Rz. 102

Die Massenentlassungsanzeige muss grundsätzlich vor Ausspruch der Kündigung ­erstattet werden. Ihr ist die Stellungnahme der Arbeitnehmervertretung gemäß § 17 Abs. 3 S. 2 KSchG beizufügen, alternativ die Unterrichtung glaubhaft zu machen und der Stand der Beratungen mit der Arbeitnehmervertretung darzulegen.

 

Rz. 103

In diesem Zusammenhang hatte das BAG ursprünglich angenommen, die Beifügung der Stellungnahme der Arbeitnehmervertretung sei zwar Wirksamkeitsvoraussetzung für die Massenentlassung, diese könne aber jedenfalls bis zum Ausspruch der Kündigung nachgereicht werden.[210] Das Konsultationsverfahren musste demnach bei Erstattung der Anzeige noch nicht abgeschlossen sein. Allerdings ergibt sich aus der Rechtsprechung des EuGH bislang nicht eindeutig, ob es genügt, dass im Zeitpunkt der Kündigungserklärung sowohl das Konsultationsverfahren durchgeführt als auch die Massenentlassungsanzeige erstattet worden ist, oder, ob nicht vielmehr die Richtlinie schon vor dem Ausspruch der Kündigungen eine zeitliche Abfolge der Verfahren dahingehend vorsieht, dass das Konsultationsverfahren abgeschlossen sein muss, bevor die Massenentlassungsanzeige wirksam erstattet werden kann.[211] Generalanwalt Tizzano hatte bereits in seinen Schlussanträgen in der Rechtssache Junk darauf hingewiesen, dass sich "aus der Richtlinie eine Reihe von Verfahrensschritten ergibt, die in zwei aufeinanderfolgende Phasen gegliedert sind. […] Diese zweite Phase besteht in der Anzeige der Massenentlassung bei der zuständigen Behörde.
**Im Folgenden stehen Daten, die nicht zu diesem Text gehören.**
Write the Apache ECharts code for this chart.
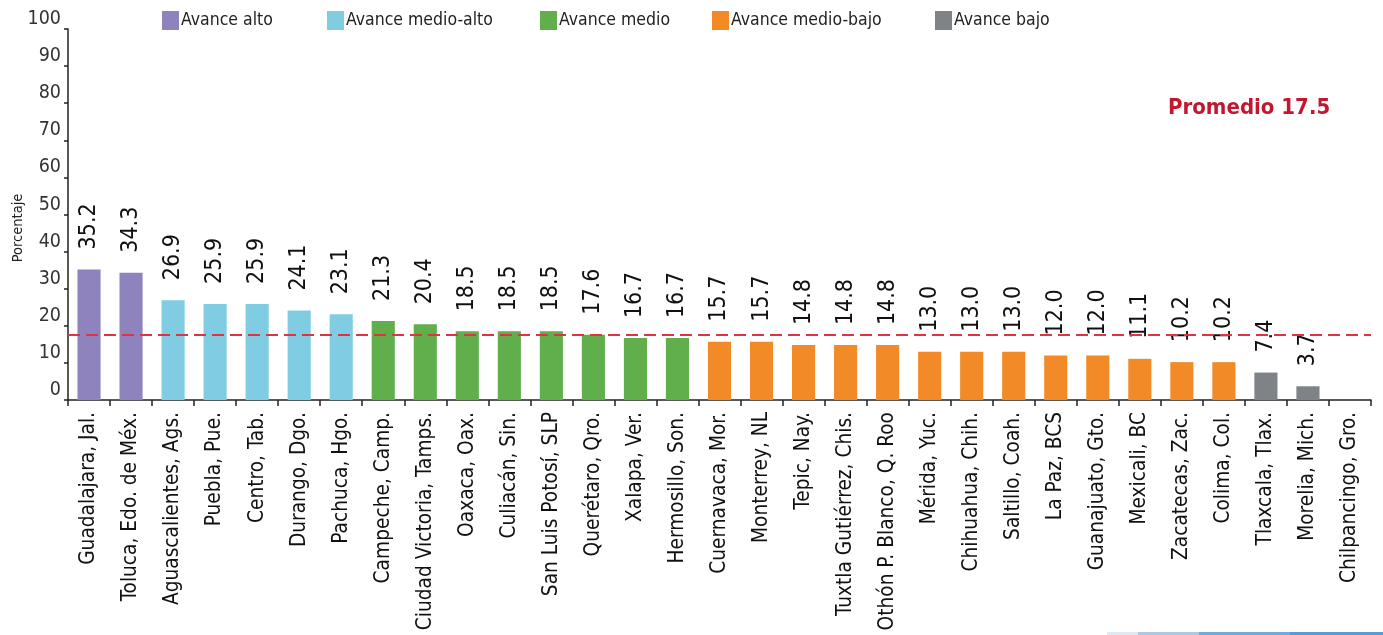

Diese Phase kann meiner Ansicht nach nur auf die Konsultationsphase folgen, da der Arbeitgeber die Konsultationen in der Anzeige erwähnen muss".[212] Vieles spricht daher dafür, dass das Konsultationsverfahren durchgeführt und abgeschlossen sein muss, bevor die Massenentlassungsanzeige wirksam erstattet werden kann.[213] Das BAG hat die Frage bislang offenlassen können, für den Fall dass sie einmal entscheidungserheblich sein würde, allerdings bereits eine Vorlage an den EuGH angekündigt.[214]

 

Rz. 104

Ohne Zweifel muss das Konsultationsverfahren jedoch zumindest bereits eingeleitet worden sein, bevor die Anzeige erstattet werden kann. Das Konsultationsverfahren wirkt insoweit in das Anzeigeverfahren hinein, als der Arbeitgeber bei Anzeigeerstattung die Stellungnahme des Betriebsrats beifügen, alternativ die ordnungsgemäße Unterrichtung der Arbeitnehmervertretung glaubhaft machen und den Stand der Beratungen darlegen muss. Gelingt dies nicht, weil ein Konsultationsverfahren noch nicht eingeleitet worden ist, kann die Anzeige nicht wirksam erstattet werden. Eine zwingende Mindestfrist von zwei Wochen nach Einleitung des Konsultationsverfahrens lässt sich dem Gesetz umgekehrt jedoch auch nicht entnehmen. Zwar muss der Arbeitgeber bei Fehlen einer Stellungnahme des Betriebsrats glaubhaft machen, dass er den Betriebsrat mindestens zwei ­Wochen vor Anzeigeerstattung unterrichtet hat, so dass in diesem Fall faktisch eine entsprechende Frist einzuhalten ist. Gibt der Betriebsrat allerdings eine Stellungnahme bereits vor Ablauf von zwei Wochen nach der Unterrichtung ab, kann auch die Anzeigeerstattung entsprechend früher erfolgen.[215]

[212] Schlussanträge des GA Tizzano vom 30.9.2004 in der Rechtssache C-188/03, Junk.
[213] Ebenso EUArbR/Spelge, RL 98/59/EG, Art. 2 Rn 41; Schaub/Linck, § 142 Rn 17; HWK/Molkenbur, § 17 KSchG Rn 30.